_Exercise brief_
Skip all pictures, then copy the lines from the start of the data through the line with "12.0, 11.3, 10.5, 9.3, 8.3, 7.3, 6.0, 5.0, 4.0]", keeping both ends.

## start Stored data

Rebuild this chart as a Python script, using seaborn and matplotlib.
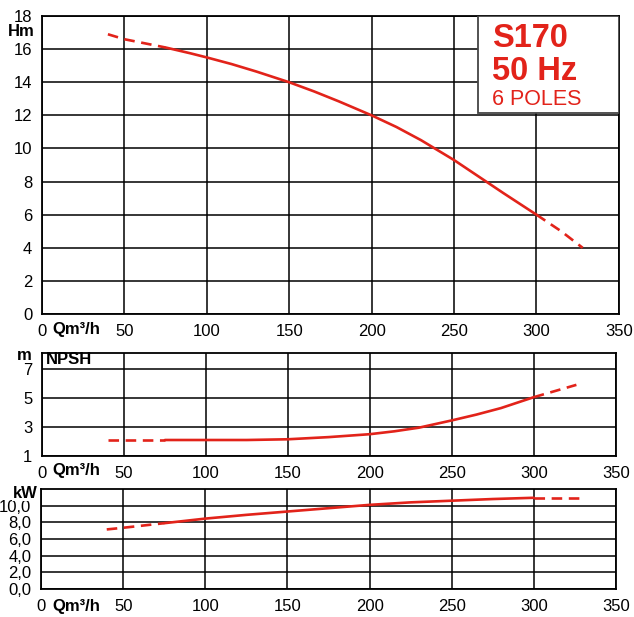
import numpy as np
import pandas as pd
import seaborn as sns
import matplotlib.pyplot as plt
from matplotlib.patches import Rectangle

RED = "#e2231a"

# pump curves (flow in m3/h)
head_flow = [40, 50, 60, 75, 90, 100, 115, 130, 150, 165, 180, 200, 215, 230,
             250, 265, 280, 300, 315, 328]
head_m = [16.9, 16.6, 16.4, 16.1, 15.75, 15.5, 15.1, 14.65, 14.0, 13.45, 12.85,
          12.0, 11.3, 10.5, 9.3, 8.3, 7.3, 6.0, 5.0, 4.0]

npsh_flow = [40, 75, 100, 125, 150, 175, 200, 215, 230, 250, 265, 280, 300, 326]
npsh_m = [2.1, 2.1, 2.1, 2.1, 2.15, 2.3, 2.5, 2.7, 2.95, 3.45, 3.85, 4.3, 5.05, 5.9]

power_flow = [40, 50, 75, 100, 125, 150, 175, 200, 225, 250, 275, 300, 328]
power_kw = [7.15, 7.35, 7.9, 8.45, 8.9, 9.3, 9.7, 10.1, 10.4, 10.6, 10.8, 10.95, 10.95]

solid_range = (75, 300)

x_ticks = [0, 50, 100, 150, 200, 250, 300, 350]
head_ticks = [0, 2, 4, 6, 8, 10, 12, 14, 16, 18]
npsh_ticks = [1, 3, 5, 7]
power_ticks = [0, 2, 4, 6, 8, 10]
power_labels = ["0,0", "2,0", "4,0", "6,0", "8,0", "10,0"]

sns.set_theme(style="white")
plt.rcParams["font.family"] = ["Liberation Sans", "DejaVu Sans"]

fig = plt.figure(figsize=(6.34, 6.17), dpi=100)
ax_h = fig.add_axes([0.0662, 0.491, 0.910, 0.483])
ax_n = fig.add_axes([0.0662, 0.261, 0.905, 0.167])
ax_p = fig.add_axes([0.0647, 0.0454, 0.907, 0.162])


def draw_curve(ax, flow, values):
    df = pd.DataFrame({"q": flow, "v": values})
    lo, hi = solid_range
    solid = df[(df.q >= lo) & (df.q <= hi)]
    left = df[df.q <= lo]
    right = df[df.q >= hi]
    kw = dict(x="q", y="v", color=RED, linewidth=1.9, ax=ax, sort=True)
    sns.lineplot(data=solid, **kw)
    for part in (left, right):
        line = sns.lineplot(data=part, **kw).lines[-1]
        line.set_dashes((4, 2.5))


def style_axis(ax, ymin, ymax, yticks, ylabels=None):
    ax.set_xlim(0, 350)
    ax.set_ylim(ymin, ymax)
    ax.set_xticks(x_ticks)
    ax.set_yticks(yticks)
    if ylabels is not None:
        ax.set_yticklabels(ylabels)
    ax.grid(True, color="black", linewidth=1.1)
    ax.tick_params(length=0, labelsize=12, colors="black", pad=7)
    for s in ax.spines.values():
        s.set_color("black")
        s.set_linewidth(1.3)
    ax.set_xlabel("")
    ax.set_ylabel("")


draw_curve(ax_h, head_flow, head_m)
draw_curve(ax_n, npsh_flow, npsh_m)
draw_curve(ax_p, power_flow, power_kw)

style_axis(ax_h, 0, 18, head_ticks)
style_axis(ax_n, 1, 8.1, npsh_ticks)
style_axis(ax_p, 0, 12, power_ticks, power_labels)

# model label box
ax_h.add_patch(Rectangle((0.755, 0.675), 0.245, 0.325, transform=ax_h.transAxes,
                         facecolor="white", edgecolor="#444444", linewidth=1.3,
                         zorder=5))
ax_h.text(0.78, 0.925, "S170", transform=ax_h.transAxes, color=RED,
          fontsize=23.5, fontweight="bold", va="center", zorder=6)
ax_h.text(0.78, 0.815, "50 Hz", transform=ax_h.transAxes, color=RED,
          fontsize=23.5, fontweight="bold", va="center", zorder=6)
ax_h.text(0.78, 0.72, "6 POLES", transform=ax_h.transAxes, color=RED,
          fontsize=15.5, va="center", zorder=6)

# axis captions
bold = dict(fontsize=12, fontweight="bold", color="black")
fig.text(8 / 634, 1 - 31 / 617, "Hm", va="center", **bold)
for y in (330, 470, 606):
    fig.text(52 / 634, 1 - y / 617, "Qm³/h", va="center", **bold)
fig.text(17 / 634, 1 - 356 / 617, "m", va="center", **bold)
fig.text(46 / 634, 1 - 360 / 617, "NPSH", va="center", **bold)
fig.text(13 / 634, 1 - 493 / 617, "kW", va="center", zorder=10,
         bbox=dict(facecolor="white", edgecolor="none", pad=0.5), **bold)

fig.savefig("out.png", dpi=100)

## end Stored data

_Worked answer_
Rebuild this chart as a Python script, using seaborn and matplotlib.
import numpy as np
import pandas as pd
import seaborn as sns
import matplotlib.pyplot as plt
from matplotlib.patches import Rectangle

RED = "#e2231a"

# pump curves (flow in m3/h)
head_flow = [40, 50, 60, 75, 90, 100, 115, 130, 150, 165, 180, 200, 215, 230,
             250, 265, 280, 300, 315, 328]
head_m = [16.9, 16.6, 16.4, 16.1, 15.75, 15.5, 15.1, 14.65, 14.0, 13.45, 12.85,
          12.0, 11.3, 10.5, 9.3, 8.3, 7.3, 6.0, 5.0, 4.0]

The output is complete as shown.